The first installment, “Side A,” revisits the Tommies’ 1980s and 1990s victories, a time when the group’s traditional sound was merged with contemporary arrangements and melodies. Songs from this era represented on “Side A” include 1986’s classic “Safe in His Arms,” reprised nearly note for note by Beatrice Gardner and Pamela Crawford. Leanne Faine, a human ball of energy, demonstrates her incendiary Chicago-style singing on 1987’s “Guess You’re Wondering,” while another equally compelling and fiery Tommies star, Kim McFarland, performs “For the Good of Them.” Brooks himself contributes a bluesy vocal on “If I Be Lifted.”

All but two songs on the project are Brooks’ own. One that isn’t – “Jesus is a Rock” (in the project’s opening medley) – comes from the creative pen of another Tommies product, Percy Bady, an accomplished songwriter, producer, and artist. In many respects, the time period covered on “Side A” could be called the Tommies’ “Brooks-Bady” era.

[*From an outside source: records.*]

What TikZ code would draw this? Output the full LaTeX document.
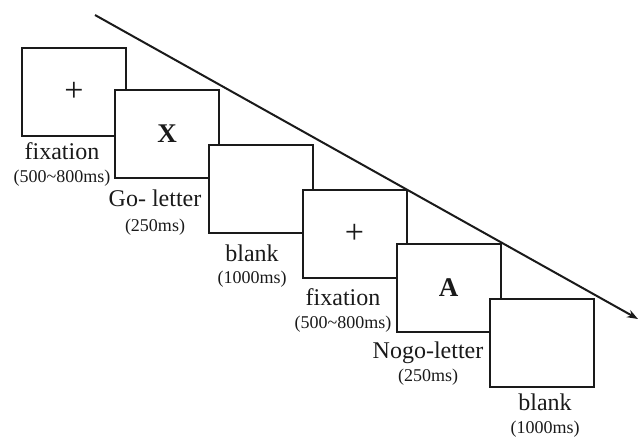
\documentclass[tikz,border=0pt]{standalone}
\usepackage{fontspec}
\setmainfont{Liberation Serif}
\usetikzlibrary{arrows.meta}
\definecolor{ink}{HTML}{1A1A1A}
\begin{document}
\begin{tikzpicture}[x=1pt,y=-1pt,
  screen/.style={draw=ink,fill=white,line width=2pt,minimum width=104pt,
    minimum height=88pt,inner sep=0pt,text=ink},
  stim/.style={font=\fontsize{27}{27}\selectfont\bfseries},
  cross/.style={font=\fontsize{34}{34}\selectfont},
  lab/.style={anchor=base,inner sep=0pt,text=ink,font=\fontsize{24}{24}\selectfont},
  dur/.style={anchor=base,inner sep=0pt,text=ink,font=\fontsize{18}{18}\selectfont}]
\useasboundingbox (0,0) rectangle (639,437);
% stimulus screens, later screens drawn over earlier ones
\node[screen,cross] (b1) at (74,91.5)  {+};
\node[screen,stim]  (b2) at (167,133.5) {X};
\node[screen]       (b3) at (260.5,189) {};
\node[screen,cross] (b4) at (354.5,234) {+};
\node[screen,stim]  (b5) at (448.5,287.5) {A};
\node[screen]       (b6) at (541.5,343) {};
% screen names and durations
\node[lab] (n1) at (62,159)  {fixation};
\node[dur] (d1) at (62,182)  {(500\textasciitilde800ms)};
\node[lab] (n2) at (155,206) {Go- letter};
\node[dur] (d2) at (155,231) {(250ms)};
\node[lab] (n3) at (252,261) {blank};
\node[dur] (d3) at (252,283) {(1000ms)};
\node[lab] (n4) at (343,305) {fixation};
\node[dur] (d4) at (343,328) {(500\textasciitilde800ms)};
\node[lab] (n5) at (428,358) {Nogo-letter};
\node[dur] (d5) at (428,381) {(250ms)};
\node[lab] (n6) at (545,410) {blank};
\node[dur] (d6) at (545,433) {(1000ms)};
% time axis
\coordinate (t0) at (95,15);
\coordinate (t1) at (638,319);
\draw[ink,line width=2pt,-{Stealth[length=11pt,width=8pt]}] (t0) -- (t1);
\end{tikzpicture}
\end{document}
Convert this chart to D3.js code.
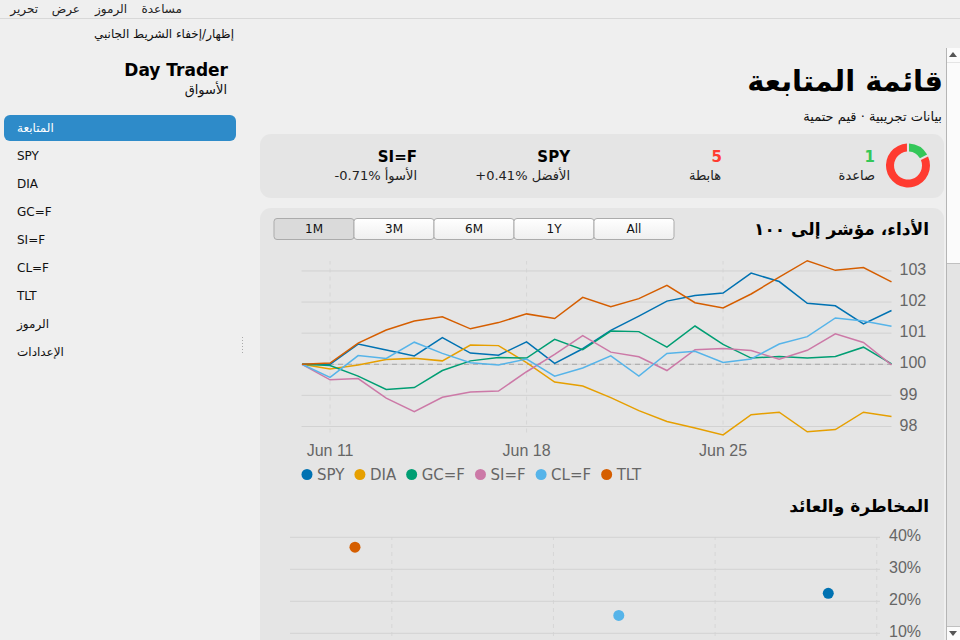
<!DOCTYPE html>
<html lang="ar">
<head>
<meta charset="utf-8">
<title>Day Trader</title>
<script src="https://cdn.jsdelivr.net/npm/d3@7"></script>
<style>
html, body { margin: 0; padding: 0; overflow: hidden; background: #efefef; }
svg { display: block; font-family: "DejaVu Sans", sans-serif; }
.grid line { stroke: #d2d2d2; }
.vgrid line { stroke: #d6d6d6; stroke-dasharray: 4 4; }
.tick text { fill: #666; font-size: 16px; }
.legend text { fill: #666; font-size: 15px; }
.domain { display: none; }
</style>
</head>
<body>
<svg id="page" width="960" height="640"></svg>
<script>
const menuLabels = ['مساعدة', 'الرموز', 'عرض', 'تحرير'];
const menuRight = [182, 127, 80, 38];
const navItems = ['المتابعة', 'SPY', 'DIA', 'GC=F', 'SI=F', 'CL=F', 'TLT', 'الرموز', 'الإعدادات'];
const ranges = ['1M', '3M', '6M', '1Y', 'All'];

const symbols = ['SPY', 'DIA', 'GC=F', 'SI=F', 'CL=F', 'TLT'];
const colors = ['#0072B2', '#E69F00', '#009E73', '#CC79A7', '#56B4E9', '#D55E00'];

const firstDay = new Date(2024, 5, 10);
const dayTicks = [new Date(2024, 5, 11), new Date(2024, 5, 18), new Date(2024, 5, 25)];
const perfTicks = [98, 99, 100, 101, 102, 103];

const spy = [100, 100, 100.65, 100.46, 100.27, 100.86, 100.36, 100.29, 100.72, 100.03, 100.5, 101.09, 101.55, 102.03, 102.21, 102.29, 102.93, 102.66, 101.96, 101.88, 101.3, 101.73];
const dia = [100, 99.85, 99.98, 100.15, 100.19, 100.11, 100.62, 100.6, 100.05, 99.43, 99.3, 98.93, 98.51, 98.16, 97.95, 97.73, 98.38, 98.46, 97.83, 97.9, 98.46, 98.32];
const gc = [100, 99.96, 99.62, 99.19, 99.25, 99.8, 100.11, 100.22, 100.2, 100.8, 100.47, 101.07, 101.05, 100.55, 101.23, 100.64, 100.2, 100.25, 100.2, 100.25, 100.55, 100.01];
const si = [100, 99.5, 99.54, 98.91, 98.48, 98.94, 99.11, 99.14, 99.76, 100.32, 100.92, 100.39, 100.24, 99.8, 100.47, 100.51, 100.44, 100.16, 100.45, 100.98, 100.7, 99.98];
const cl = [100, 99.58, 100.28, 100.19, 100.71, 100.35, 100.05, 99.98, 100.17, 99.62, 99.88, 100.27, 99.62, 100.35, 100.42, 100.06, 100.17, 100.65, 100.89, 101.49, 101.39, 101.22];
const tlt = [100, 100.04, 100.68, 101.1, 101.39, 101.53, 101.14, 101.34, 101.62, 101.47, 102.15, 101.85, 102.11, 102.54, 101.98, 101.81, 102.26, 102.8, 103.33, 103.02, 103.11, 102.65];
const perf = [spy, dia, gc, si, cl, tlt];

// only these three risk/return points are above the fold
const riskSymbols = ['TLT', 'CL=F', 'SPY'];
const riskX = [8.86, 17.02, 23.5];
const riskY = [36.9, 15.6, 22.5];
const riskXTicks = [10, 15, 20, 25];
const riskYTicks = [10, 20, 30, 40];

const breadth = [1, 5];
const breadthColors = ['#34c759', '#ff3b30'];

const $svg = d3.select('#page');

function rtl(x, y, str, size, weight, fill) {
	return $svg.append('text')
		.attr('x', x)
		.attr('y', y)
		.attr('dy', '.35em')
		.attr('direction', 'rtl')
		.attr('font-size', size)
		.attr('font-weight', weight || 'normal')
		.attr('fill', fill || '#000')
		.text(str);
}

function card(y, h) {
	$svg.append('rect')
		.attr('x', 260).attr('y', y)
		.attr('width', 684).attr('height', h)
		.attr('rx', 11)
		.attr('fill', '#e5e5e5');
}

function drawChrome() {
	$svg.append('line')
		.attr('x1', 0).attr('x2', 960)
		.attr('y1', 18.5).attr('y2', 18.5)
		.attr('stroke', '#d8d8d8');

	menuLabels.forEach((d, i) => rtl(menuRight[i], 8.5, d, 12, 'normal', '#222'));
	rtl(234, 33.5, 'إظهار/إخفاء الشريط الجانبي', 12, 'normal', '#111');

	$svg.append('text')
		.attr('x', 228).attr('y', 76)
		.attr('text-anchor', 'end')
		.attr('font-size', 17)
		.attr('font-weight', 'bold')
		.text('Day Trader');
	rtl(227, 89, 'الأسواق', 13, 'normal', '#111');

	$svg.append('rect')
		.attr('x', 4).attr('y', 115)
		.attr('width', 232).attr('height', 26)
		.attr('rx', 6)
		.attr('fill', '#2e8bc9');

	$svg.selectAll('.nav')
		.data(navItems)
		.enter()
		.append('text')
		.attr('class', 'nav')
		.attr('x', 17)
		.attr('y', (d, i) => 128 + i * 28)
		.attr('dy', '.35em')
		.attr('font-size', 12)
		.attr('fill', (d, i) => (i ? '#111' : '#fff'))
		.text(d => d);

	$svg.append('line')
		.attr('x1', 242.5).attr('x2', 242.5)
		.attr('y1', 337).attr('y2', 354)
		.attr('stroke', '#aaa')
		.attr('stroke-dasharray', '1 2');

	// scrollbar
	$svg.append('rect').attr('x', 946).attr('y', 48).attr('width', 14).attr('height', 592).attr('fill', '#e4e4e4');
	$svg.append('rect').attr('x', 947).attr('y', 48).attr('width', 13).attr('height', 215).attr('fill', '#fbfbfb');
	$svg.append('rect').attr('x', 947).attr('y', 626).attr('width', 13).attr('height', 14).attr('fill', '#fbfbfb');
	$svg.append('line').attr('x1', 946.5).attr('x2', 946.5).attr('y1', 48).attr('y2', 640).attr('stroke', '#b5b5b5');
	$svg.append('line').attr('x1', 947).attr('x2', 960).attr('y1', 263.5).attr('y2', 263.5).attr('stroke', '#c0c0c0');
	$svg.append('line').attr('x1', 947).attr('x2', 960).attr('y1', 62.5).attr('y2', 62.5).attr('stroke', '#e4e4e4');
	$svg.append('line').attr('x1', 947).attr('x2', 960).attr('y1', 626.5).attr('y2', 626.5).attr('stroke', '#c0c0c0');
	$svg.append('path').attr('d', 'M949 57L957 57L953 52Z').attr('fill', '#555');
	$svg.append('path').attr('d', 'M949 631L957 631L953 636Z').attr('fill', '#555');
}

function drawSummary() {
	rtl(943, 81, 'قائمة المتابعة', 29, 'bold');
	rtl(942, 116, 'بيانات تجريبية · قيم حتمية', 13, 'normal', '#111');

	card(134, 64);
	card(208, 480);

	const pie = d3.pie().sort(null).padAngle(0.08);
	const arc = d3.arc().innerRadius(14).outerRadius(22);
	$svg.append('g')
		.attr('transform', 'translate(908,165.5)')
		.selectAll('path')
		.data(pie(breadth))
		.enter()
		.append('path')
		.attr('d', arc)
		.attr('fill', (d, i) => breadthColors[i]);

	rtl(875, 157, '1', 15, 'bold', breadthColors[0]);
	rtl(875, 175, 'صاعدة', 13, 'normal', '#222');
	rtl(722, 157, '5', 15, 'bold', breadthColors[1]);
	rtl(721, 175, 'هابطة', 13, 'normal', '#222');
	rtl(570, 157, 'SPY', 15, 'bold');
	rtl(570, 175, 'الأفضل \u200E+0.41%', 13, 'normal', '#222');
	rtl(417, 157, 'SI=F', 15, 'bold');
	rtl(417, 175, 'الأسوأ \u200E-0.71%', 13, 'normal', '#222');
}

function drawButtons() {
	const band = d3.scaleBand().domain(ranges).range([274, 674]);
	const grad = $svg.append('defs')
		.append('linearGradient')
		.attr('id', 'btn')
		.attr('x1', 0).attr('x2', 0).attr('y1', 0).attr('y2', 1);
	grad.append('stop').attr('offset', 0).attr('stop-color', '#ffffff');
	grad.append('stop').attr('offset', 1).attr('stop-color', '#efefef');

	const $b = $svg.selectAll('.btn')
		.data(ranges)
		.enter()
		.append('g')
		.attr('class', 'btn')
		.attr('transform', d => `translate(${band(d)},218.5)`);
	$b.append('rect')
		.attr('width', band.bandwidth())
		.attr('height', 21)
		.attr('rx', 3)
		.attr('fill', (d, i) => (i ? 'url(#btn)' : '#dadada'))
		.attr('stroke', '#ababab');
	$b.append('text')
		.attr('x', band.bandwidth() / 2)
		.attr('y', 10.5)
		.attr('dy', '.35em')
		.attr('text-anchor', 'middle')
		.attr('font-size', 12)
		.attr('fill', '#111')
		.text(d => d);

	rtl(929, 229, 'الأداء، مؤشر إلى ١٠٠', 17, 'bold');
	rtl(929, 506, 'المخاطرة والعائد', 17, 'bold');
}

function drawPerformance() {
	const x = d3.scaleTime()
		.domain([firstDay, d3.timeDay.offset(firstDay, spy.length - 1)])
		.range([302, 891.5]);
	const y = d3.scaleLinear()
		.domain([97.73, 103.33])
		.range([434.9, 260.7]);

	$svg.append('g')
		.attr('class', 'vgrid')
		.attr('transform', 'translate(0,432.5)')
		.call(d3.axisBottom(x)
			.tickValues(dayTicks)
			.tickSize(-171.5)
			.tickPadding(12)
			.offset(0)
			.tickFormat(d3.timeFormat('%b %d')));

	$svg.append('g')
		.attr('class', 'grid')
		.attr('transform', 'translate(891.5,0)')
		.call(d3.axisRight(y)
			.tickValues(perfTicks)
			.tickSize(-590)
			.tickPadding(8)
			.offset(0)
			.tickFormat(d3.format('d')))
		.selectAll('text')
		.attr('dy', '.26em');

	$svg.append('line')
		.attr('x1', 302).attr('x2', 891.5)
		.attr('y1', y(100)).attr('y2', y(100))
		.attr('stroke', '#a8a8a8')
		.attr('stroke-dasharray', '5 4');

	const line = d3.line()
		.x((d, i) => x(d3.timeDay.offset(firstDay, i)))
		.y(d => y(d));

	$svg.append('g')
		.selectAll('path')
		.data(perf)
		.enter()
		.append('path')
		.attr('d', line)
		.attr('fill', 'none')
		.attr('stroke', (d, i) => colors[i])
		.attr('stroke-width', 1.5);

	// legend flows by measured label width
	const $legend = $svg.append('g').attr('class', 'legend');
	let cx = 307;
	symbols.forEach((s, i) => {
		$legend.append('circle').attr('cx', cx).attr('cy', 474.5).attr('r', 5.5).attr('fill', colors[i]);
		const label = $legend.append('text')
			.attr('x', cx + 10).attr('y', 474.5)
			.attr('dy', '.35em')
			.text(s);
		cx += 10 + label.node().getComputedTextLength() + 15.5;
	});
}

function drawRisk() {
	const x = d3.scaleLinear().domain([6.85, 25.1]).range([290, 880]);
	const y = d3.scaleLinear().domain([10, 40]).range([633.3, 537.3]);

	// x labels sit below the fold, only the gridlines show
	$svg.append('g')
		.attr('class', 'vgrid')
		.attr('transform', 'translate(0,700)')
		.call(d3.axisBottom(x)
			.tickValues(riskXTicks)
			.tickSize(-163)
			.offset(0)
			.tickFormat(() => ''));

	$svg.append('g')
		.attr('class', 'grid')
		.attr('transform', 'translate(880,0)')
		.call(d3.axisRight(y)
			.tickValues(riskYTicks)
			.tickSize(-590)
			.tickPadding(9)
			.offset(0)
			.tickFormat(d => d + '%'))
		.selectAll('text')
		.attr('dy', '.26em');

	$svg.append('g')
		.selectAll('circle')
		.data(riskSymbols)
		.enter()
		.append('circle')
		.attr('cx', (d, i) => x(riskX[i]))
		.attr('cy', (d, i) => y(riskY[i]))
		.attr('r', 5.5)
		.attr('fill', d => colors[symbols.indexOf(d)]);
}

drawChrome();
drawSummary();
drawButtons();
drawPerformance();
drawRisk();
</script>
</body>
</html>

Overall, the reunion choir has proven that a fountain of youth exists, as it sounds every bit as good as it did in the Eighties. Prime proof of this can be heard on the project’s best track, “Available to You,” the title track of the Tommies’ 1988 album.

The quality CD booklet highlights the Tommies’ many awards and achievements, and intersperses photos of the choir in performance mode.

Are we looking forward to Side B? Need you ask? The follow-up will be released April 2008. Meanwhile, God rest ye Milton Brunson. Your legacy continues sixty years on.

Three of Four Stars

Friday, February 01, 2008

TBGB Reviews...The Big DooWopper


Feel the Spirit – A Tribute to Mahalia
The Big DooWopper
Delmark Records 2002
www.delmark.com

As Opal Louis Nations counsels in the liner notes to Feel the Spirit, don’t let Cornell H. Williams's nickname throw you. Williams earned the moniker as a young man for his habit of humming and singing along with the vocal harmony songs he loved.

But Williams grew up in the church – Chicago’s historic Greater Harvest Baptist Church – and loves traditional gospel music. He renders gospel songs in a voice that puts the listener in mind of 1920s guitar evangelist Blind Willie Johnson had Willie been a high tenor (Nations deems Big DooWopper’s voice “iron-encased”). And on some tracks, the Big DooWopper sings all the parts, recalling similar, and equally effective, multi-track experiments in the 1950s by Doris Akers, Clara Ward and Patti Page. The finest track on Feel the Spirit is Big DooWopper’s one-man recreation of Mahalia and the Southern Harmonaires (Larks) two-part “In the Upper Room,” copied note for note, down to David McNeil's bass parts.

In fact, Williams’s covers of Mahalia’s big hits – most from her Columbia sessions – pretty much follow the originals to the letter. He even copies Mahalia’s memorable vocal techniques, such as her distinctive diction (“God put a rainbow’d in the sky”), and her penchant for breathlessly slicing the ends off lyrics on mid-tempo songs such as “Dig a Little Deeper,” “Didn’t it Rain,” and “Walk in Jerusalem.” The Hammond B3 organ and piano – also multi-tracked by the Big DooWopper – follow the original charts to spec. The result is a rootsy throwback to gospel music Mahalia-style.

If you want to hear Williams live, Nations recommends visiting Chicago, where the Big DooWopper – at least as late as 2002, when Feel the Spirit was recorded – busks for tips in the acoustically superb elevated line tunnel near the Loop’s bustling Washington and State Streets. Tell him TBGB sent you!